Two things happened in 1935. Your mother died; my wife, Maria Elizabeth Wessenberg. And Heidegger, in Freiburg, no longer as Rektor, but as the unreachable philosopher and teacher that he was, read a course on the Introduction to Metaphysics. I devoured those classes. Those ideas gave me life. They made me feel, once again, that human intelligence has no limits. That in some, like in Heidegger, it is shot towards the absolute and it doesn't stop until possessing it. National Socialism was whatever he said it was. Werner Rolfe was wrong. No one understood Nazism like Heidegger. If Nazism did not reach his heights, didn't know how or couldn't manage it, that's a different matter.
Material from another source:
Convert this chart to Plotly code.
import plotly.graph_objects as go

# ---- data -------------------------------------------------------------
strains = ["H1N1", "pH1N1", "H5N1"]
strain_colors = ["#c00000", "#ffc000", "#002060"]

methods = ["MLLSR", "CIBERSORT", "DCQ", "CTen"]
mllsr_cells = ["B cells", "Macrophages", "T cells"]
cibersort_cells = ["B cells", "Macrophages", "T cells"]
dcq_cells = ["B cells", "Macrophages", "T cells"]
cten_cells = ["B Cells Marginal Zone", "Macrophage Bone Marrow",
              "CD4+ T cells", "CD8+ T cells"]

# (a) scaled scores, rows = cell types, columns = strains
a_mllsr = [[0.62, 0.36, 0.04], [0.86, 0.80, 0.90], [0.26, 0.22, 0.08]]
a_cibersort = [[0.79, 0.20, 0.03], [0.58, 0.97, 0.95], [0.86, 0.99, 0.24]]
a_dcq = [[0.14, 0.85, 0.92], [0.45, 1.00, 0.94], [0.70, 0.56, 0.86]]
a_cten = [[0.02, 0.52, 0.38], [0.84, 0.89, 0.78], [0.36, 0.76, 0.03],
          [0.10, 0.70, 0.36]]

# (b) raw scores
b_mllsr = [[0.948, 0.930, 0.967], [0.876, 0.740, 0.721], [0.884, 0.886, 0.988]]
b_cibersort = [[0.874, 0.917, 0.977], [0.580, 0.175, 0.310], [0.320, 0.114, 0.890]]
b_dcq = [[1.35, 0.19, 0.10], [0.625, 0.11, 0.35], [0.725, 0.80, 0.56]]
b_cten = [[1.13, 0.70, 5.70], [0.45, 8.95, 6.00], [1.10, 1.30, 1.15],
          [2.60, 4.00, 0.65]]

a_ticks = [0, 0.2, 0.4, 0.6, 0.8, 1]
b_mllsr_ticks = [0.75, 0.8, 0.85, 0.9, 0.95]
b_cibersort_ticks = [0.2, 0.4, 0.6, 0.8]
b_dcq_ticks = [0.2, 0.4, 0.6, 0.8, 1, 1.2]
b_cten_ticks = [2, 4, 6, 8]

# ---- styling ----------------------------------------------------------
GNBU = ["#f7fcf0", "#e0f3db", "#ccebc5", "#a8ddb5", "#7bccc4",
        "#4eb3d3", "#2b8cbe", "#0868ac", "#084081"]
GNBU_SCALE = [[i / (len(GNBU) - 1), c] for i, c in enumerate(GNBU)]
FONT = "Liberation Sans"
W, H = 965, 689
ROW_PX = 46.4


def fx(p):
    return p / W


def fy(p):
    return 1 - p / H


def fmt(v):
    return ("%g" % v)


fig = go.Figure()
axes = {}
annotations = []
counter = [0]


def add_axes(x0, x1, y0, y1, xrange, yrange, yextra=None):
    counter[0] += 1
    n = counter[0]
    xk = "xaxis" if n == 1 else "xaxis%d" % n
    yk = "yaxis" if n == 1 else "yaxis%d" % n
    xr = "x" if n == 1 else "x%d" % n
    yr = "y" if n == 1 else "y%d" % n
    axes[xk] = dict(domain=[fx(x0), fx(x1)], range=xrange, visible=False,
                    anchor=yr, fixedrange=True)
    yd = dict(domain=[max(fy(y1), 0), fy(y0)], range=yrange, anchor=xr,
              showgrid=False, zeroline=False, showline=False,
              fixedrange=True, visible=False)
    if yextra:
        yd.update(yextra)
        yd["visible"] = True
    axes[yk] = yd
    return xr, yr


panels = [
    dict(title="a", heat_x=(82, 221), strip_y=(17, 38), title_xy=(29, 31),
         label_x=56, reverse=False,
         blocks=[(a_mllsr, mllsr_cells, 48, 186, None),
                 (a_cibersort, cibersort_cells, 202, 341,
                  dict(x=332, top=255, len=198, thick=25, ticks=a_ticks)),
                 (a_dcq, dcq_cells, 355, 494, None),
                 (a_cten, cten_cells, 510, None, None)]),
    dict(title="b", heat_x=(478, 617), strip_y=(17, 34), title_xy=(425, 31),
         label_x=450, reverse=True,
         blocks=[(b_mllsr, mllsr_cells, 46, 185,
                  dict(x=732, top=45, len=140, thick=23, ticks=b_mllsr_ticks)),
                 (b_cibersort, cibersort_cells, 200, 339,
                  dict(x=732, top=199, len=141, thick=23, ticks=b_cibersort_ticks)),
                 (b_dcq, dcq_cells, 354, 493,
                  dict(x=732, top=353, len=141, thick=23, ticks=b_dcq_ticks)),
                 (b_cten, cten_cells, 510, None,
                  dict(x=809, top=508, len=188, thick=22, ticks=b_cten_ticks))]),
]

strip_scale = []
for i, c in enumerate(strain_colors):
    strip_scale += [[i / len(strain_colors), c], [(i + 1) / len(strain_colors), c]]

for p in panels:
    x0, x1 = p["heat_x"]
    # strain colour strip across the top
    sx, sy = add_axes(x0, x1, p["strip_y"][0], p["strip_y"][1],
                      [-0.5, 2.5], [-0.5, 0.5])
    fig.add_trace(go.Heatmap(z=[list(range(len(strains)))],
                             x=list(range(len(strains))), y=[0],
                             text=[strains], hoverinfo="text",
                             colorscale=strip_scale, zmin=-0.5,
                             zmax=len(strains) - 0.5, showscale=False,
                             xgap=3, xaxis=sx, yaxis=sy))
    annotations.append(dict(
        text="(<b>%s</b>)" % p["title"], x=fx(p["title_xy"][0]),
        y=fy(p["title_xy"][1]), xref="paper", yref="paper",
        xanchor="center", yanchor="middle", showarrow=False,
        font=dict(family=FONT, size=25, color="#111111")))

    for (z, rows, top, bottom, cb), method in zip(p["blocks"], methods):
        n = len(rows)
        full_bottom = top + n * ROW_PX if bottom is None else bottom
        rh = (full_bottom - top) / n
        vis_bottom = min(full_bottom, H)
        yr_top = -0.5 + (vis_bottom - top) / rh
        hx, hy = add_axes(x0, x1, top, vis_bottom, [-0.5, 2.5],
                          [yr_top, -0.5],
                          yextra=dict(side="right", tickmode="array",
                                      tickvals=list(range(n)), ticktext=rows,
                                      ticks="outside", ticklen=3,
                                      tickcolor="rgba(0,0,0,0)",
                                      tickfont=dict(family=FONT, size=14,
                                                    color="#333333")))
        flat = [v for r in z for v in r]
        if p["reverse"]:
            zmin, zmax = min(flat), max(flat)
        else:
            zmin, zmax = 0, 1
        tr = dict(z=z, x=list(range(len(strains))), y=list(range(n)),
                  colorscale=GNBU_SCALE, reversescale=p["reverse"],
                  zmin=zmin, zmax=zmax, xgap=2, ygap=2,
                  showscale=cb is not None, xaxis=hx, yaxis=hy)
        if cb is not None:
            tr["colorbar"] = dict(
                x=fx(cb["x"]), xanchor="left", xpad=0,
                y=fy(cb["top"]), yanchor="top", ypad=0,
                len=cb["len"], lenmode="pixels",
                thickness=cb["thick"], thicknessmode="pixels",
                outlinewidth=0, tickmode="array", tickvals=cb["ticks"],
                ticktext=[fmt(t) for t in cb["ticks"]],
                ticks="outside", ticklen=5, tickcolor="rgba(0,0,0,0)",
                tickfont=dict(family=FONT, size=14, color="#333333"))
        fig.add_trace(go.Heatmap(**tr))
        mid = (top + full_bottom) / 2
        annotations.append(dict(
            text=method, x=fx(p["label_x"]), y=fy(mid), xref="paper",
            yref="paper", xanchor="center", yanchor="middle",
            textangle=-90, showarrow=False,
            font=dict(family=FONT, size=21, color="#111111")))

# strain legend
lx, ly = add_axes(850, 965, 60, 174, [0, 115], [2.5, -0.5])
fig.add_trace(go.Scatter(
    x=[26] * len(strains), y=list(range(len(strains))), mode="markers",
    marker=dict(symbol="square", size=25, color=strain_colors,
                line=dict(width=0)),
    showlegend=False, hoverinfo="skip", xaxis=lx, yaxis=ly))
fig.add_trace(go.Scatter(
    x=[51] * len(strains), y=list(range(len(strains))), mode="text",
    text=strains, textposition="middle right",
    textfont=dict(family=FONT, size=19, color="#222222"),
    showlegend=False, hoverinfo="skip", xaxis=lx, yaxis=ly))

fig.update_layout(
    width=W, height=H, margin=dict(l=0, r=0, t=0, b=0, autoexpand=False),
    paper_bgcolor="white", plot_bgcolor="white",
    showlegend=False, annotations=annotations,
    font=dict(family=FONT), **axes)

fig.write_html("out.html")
If Nazism blinded itself in the biologist racist texts of Rosenberg, of Bauemler or of Goebbels, if it gave a mediocre and mistaken version of the great Nietzsche, it is not Heidegger's fault at all. He, in his course on metaphysics, spoke of the greatness and truth of National Socialism, and he knew how to enunciate it. He was the one that thought our movement from ontology, from the history of the forgetting of being and not from prattle about the races. We weren't, the National Socialists, superior for being pure Aryans, for not sharing our blood with Jews and Gypsies, but for being a metaphysical people, for being in the center of the West, for carrying the burden of saving that spirit that was drowned between the tongs of North American mercantilism and Bolshevik massification. One again, I get ahead of myself.[Next]
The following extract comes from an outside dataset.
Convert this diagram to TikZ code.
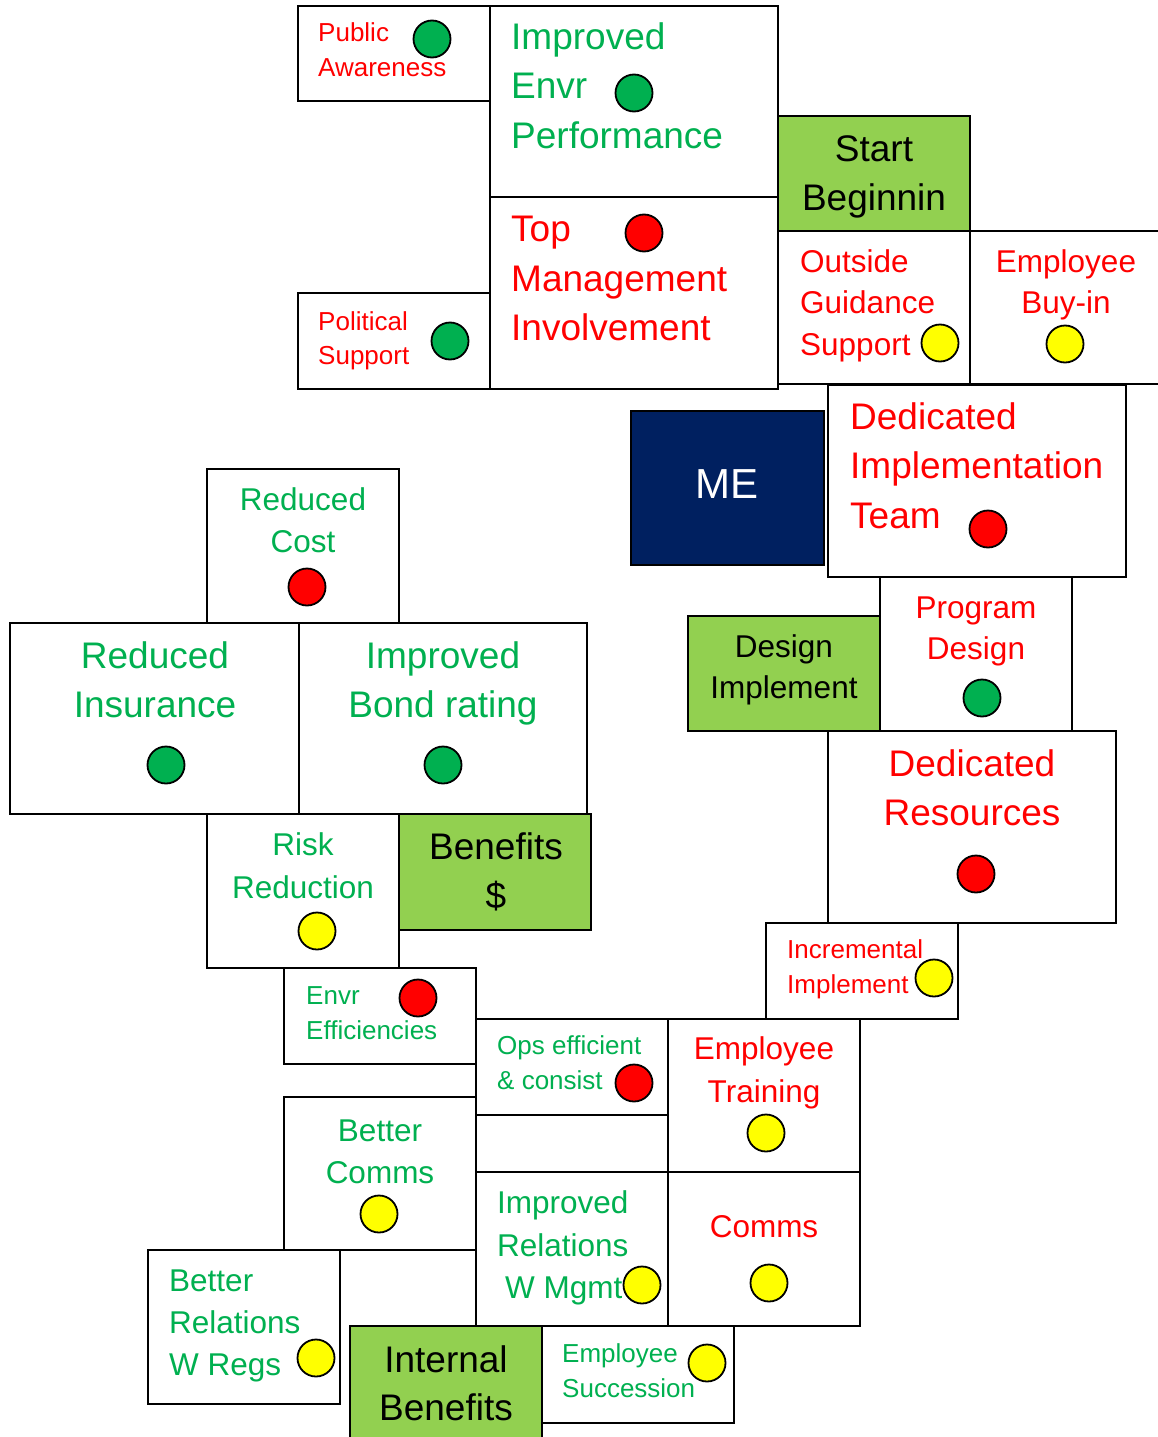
\documentclass[tikz,border=0pt]{standalone}
\usepackage{fontspec}
\setmainfont{Liberation Sans}
\definecolor{tgreen}{HTML}{00B050}
\definecolor{tred}{HTML}{FF0000}
\definecolor{dyellow}{HTML}{FFFF00}
\definecolor{bgreen}{HTML}{92D050}
\definecolor{navy}{HTML}{002060}
\newcommand\fsS{\fontsize{26}{30}\selectfont}
\newcommand\fsM{\fontsize{31.5}{36}\selectfont}
\newcommand\fsL{\fontsize{37}{42}\selectfont}
\tikzset{
  cell/.style={draw=black, line width=2pt, fill=white, anchor=north west, inner sep=0pt, outer sep=0pt},
  gcell/.style={cell, fill=bgreen},
  ncell/.style={cell, fill=navy},
  dot/.style={circle, draw=black, line width=1.8pt, minimum size=37pt, inner sep=0pt},
  gdot/.style={dot, fill=tgreen},
  rdot/.style={dot, fill=tred},
  ydot/.style={dot, fill=dyellow},
  tl/.style={inner sep=0pt, anchor=base west},
  tc/.style={inner sep=0pt, anchor=base},
  gS/.style={tgreen, font=\fsS}, rS/.style={tred, font=\fsS},
  gM/.style={tgreen, font=\fsM}, rM/.style={tred, font=\fsM}, kM/.style={black, font=\fsM},
  gL/.style={tgreen, font=\fsL}, rL/.style={tred, font=\fsL}, kL/.style={black, font=\fsL}
}
\begin{document}
\begin{tikzpicture}[x=1pt, y=-1pt]
\useasboundingbox (0,0) rectangle (1157,1437);
\fill[white] (0,0) rectangle (1157,1437);

% ---- cells ----
\node[cell, minimum width=192pt, minimum height=95pt] (pa) at (298,6) {};
\node[cell, minimum width=288pt, minimum height=191pt] (iep) at (490,6) {};
\node[cell, minimum width=288pt, minimum height=192pt] (tmi) at (490,197) {};
\node[cell, minimum width=192pt, minimum height=96pt] (ps) at (298,293) {};
\node[gcell, minimum width=192pt, minimum height=115pt] (start) at (778,116) {};
\node[cell, minimum width=192pt, minimum height=153pt] (ogs) at (778,231) {};
\node[cell, minimum width=200pt, minimum height=153pt] (ebi) at (970,231) {};
\node[ncell, minimum width=193pt, minimum height=154pt] (me) at (631,411) {};
\node[cell, minimum width=298pt, minimum height=192pt] (dit) at (828,385) {};
\node[cell, minimum width=192pt, minimum height=154pt] (rc) at (207,469) {};
\node[cell, minimum width=289pt, minimum height=191pt] (ri) at (10,623) {};
\node[cell, minimum width=288pt, minimum height=191pt] (ibr) at (299,623) {};
\node[cell, minimum width=192pt, minimum height=154pt] (rr) at (207,814) {};
\node[gcell, minimum width=192pt, minimum height=116pt] (ben) at (399,814) {};
\node[cell, minimum width=192pt, minimum height=154pt] (pd) at (880,577) {};
\node[gcell, minimum width=192pt, minimum height=115pt] (di) at (688,616) {};
\node[cell, minimum width=288pt, minimum height=192pt] (dr) at (828,731) {};
\node[cell, minimum width=192pt, minimum height=96pt] (ii) at (766,923) {};
\node[cell, minimum width=192pt, minimum height=96pt] (ee) at (284,968) {};
\node[cell, minimum width=192pt, minimum height=96pt] (ops) at (476,1019) {};
\node[cell, minimum width=192pt, minimum height=57pt] (gap) at (476,1115) {};
\node[cell, minimum width=192pt, minimum height=153pt] (et) at (668,1019) {};
\node[cell, minimum width=192pt, minimum height=153pt] (bc) at (284,1097) {};
\node[cell, minimum width=192pt, minimum height=154pt] (irm) at (476,1172) {};
\node[cell, minimum width=192pt, minimum height=154pt] (cm) at (668,1172) {};
\node[cell, minimum width=192pt, minimum height=154pt] (brr) at (148,1250) {};
\node[gcell, minimum width=192pt, minimum height=125pt] (ib) at (350,1326) {};
\node[cell, minimum width=192pt, minimum height=97pt] (es) at (542,1326) {};

% ---- labels ----
\node[tl, rS] (pa1) at (318,42) {Public};
\node[tl, rS] (pa2) at (318,76) {Awareness};
\node[tl, gL] (iep1) at (511,50) {Improved};
\node[tl, gL] (iep2) at (511,99) {Envr};
\node[tl, gL] (iep3) at (511,148) {Performance};
\node[tc, kL] (st1) at (874,161) {Start};
\node[tc, kL] (st2) at (874,210) {Beginnin};
\node[tl, rL] (tmi1) at (511,241) {Top};
\node[tl, rL] (tmi2) at (511,291) {Management};
\node[tl, rL] (tmi3) at (511,340) {Involvement};
\node[tl, rS] (ps1) at (318,330) {Political};
\node[tl, rS] (ps2) at (318,364) {Support};
\node[tl, rM] (ogs1) at (800,272) {Outside};
\node[tl, rM] (ogs2) at (800,313) {Guidance};
\node[tl, rM] (ogs3) at (800,355) {Support};
\node[tc, rM] (ebi1) at (1066,272) {Employee};
\node[tc, rM] (ebi2) at (1066,313) {Buy-in};
\node[tc, white, font=\fontsize{42}{48}\selectfont] (me1) at (727,498) {ME};
\node[tl, rL] (dit1) at (850,429) {Dedicated};
\node[tl, rL] (dit2) at (850,478) {Implementation};
\node[tl, rL] (dit3) at (850,528) {Team};
\node[tc, gM] (rc1) at (303,510) {Reduced};
\node[tc, gM] (rc2) at (303,552) {Cost};
\node[tc, gL] (ri1) at (155,668) {Reduced};
\node[tc, gL] (ri2) at (155,717) {Insurance};
\node[tc, gL] (ibr1) at (443,668) {Improved};
\node[tc, gL] (ibr2) at (443,717) {Bond rating};
\node[tc, gM] (rr1) at (303,855) {Risk};
\node[tc, gM] (rr2) at (303,898) {Reduction};
\node[tc, kL] (ben1) at (496,859) {Benefits};
\node[tc, kL] (ben2) at (496,908) {\$};
\node[tc, kM] (di1) at (784,657) {Design};
\node[tc, kM] (di2) at (784,698) {Implement};
\node[tc, rM] (pd1) at (976,618) {Program};
\node[tc, rM] (pd2) at (976,659) {Design};
\node[tc, rL] (dr1) at (972,776) {Dedicated};
\node[tc, rL] (dr2) at (972,825) {Resources};
\node[tl, rS] (ii1) at (787,958) {Incremental};
\node[tl, rS] (ii2) at (787,993) {Implement};
\node[tl, gS] (ee1) at (306,1004) {Envr};
\node[tl, gS] (ee2) at (306,1039) {Efficiencies};
\node[tl, gS] (ops1) at (497,1054) {Ops efficient};
\node[tl, gS] (ops2) at (497,1089) {\& consist};
\node[tc, rM] (et1) at (764,1059) {Employee};
\node[tc, rM] (et2) at (764,1102) {Training};
\node[tc, gM] (bc1) at (380,1141) {Better};
\node[tc, gM] (bc2) at (380,1183) {Comms};
\node[tl, gM] (irm1) at (497,1213) {Improved};
\node[tl, gM] (irm2) at (497,1256) {Relations};
\node[tl, gM] (irm3) at (505,1298) {W Mgmt};
\node[tc, rM] (cm1) at (764,1237) {Comms};
\node[tl, gM] (brr1) at (169,1291) {Better};
\node[tl, gM] (brr2) at (169,1333) {Relations};
\node[tl, gM] (brr3) at (169,1375) {W Regs};
\node[tc, kL] (ib1) at (446,1372) {Internal};
\node[tc, kL] (ib2) at (446,1420) {Benefits};
\node[tl, gS] (es1) at (562,1362) {Employee};
\node[tl, gS] (es2) at (562,1397) {Succession};

% ---- status dots ----
\node[gdot] (pad) at (432,39) {};
\node[gdot] (iepd) at (634,93) {};
\node[rdot] (tmid) at (644,233) {};
\node[gdot] (psd) at (450,341) {};
\node[ydot] (ogsd) at (940,343) {};
\node[ydot] (ebid) at (1065,344) {};
\node[rdot] (ditd) at (988,529) {};
\node[rdot] (rcd) at (307,587) {};
\node[gdot] (rid) at (166,765) {};
\node[gdot] (ibrd) at (443,765) {};
\node[ydot] (rrd) at (317,931) {};
\node[gdot] (pdd) at (982,698) {};
\node[rdot] (drd) at (976,874) {};
\node[ydot] (iid) at (934,978) {};
\node[rdot] (eed) at (418,998) {};
\node[rdot] (opsd) at (634,1083) {};
\node[ydot] (etd) at (766,1133) {};
\node[ydot] (bcd) at (379,1214) {};
\node[ydot] (irmd) at (642,1285) {};
\node[ydot] (cmd) at (769,1283) {};
\node[ydot] (brrd) at (316,1358) {};
\node[ydot] (esd) at (707,1363) {};
\end{tikzpicture}
\end{document}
It is, now, your mother that dies. Without knowing why, without understanding, overshadowed, suspecting, with pain or sadness or simple resignation, that death, hers, meaning nothing, which is, in the tragedy the world lives, within the massacre it is giving itself over to, a trivial matter that matters to no one, save to you and me, minor beings like her, suffocated in a universal disaster.
I expect that the master's classes had the power to rescue me from that abyss. From that anonymous vegetating in the lack of transcendence, I stopped being a somber widower and returned to my place in the West's center. In the center of Being.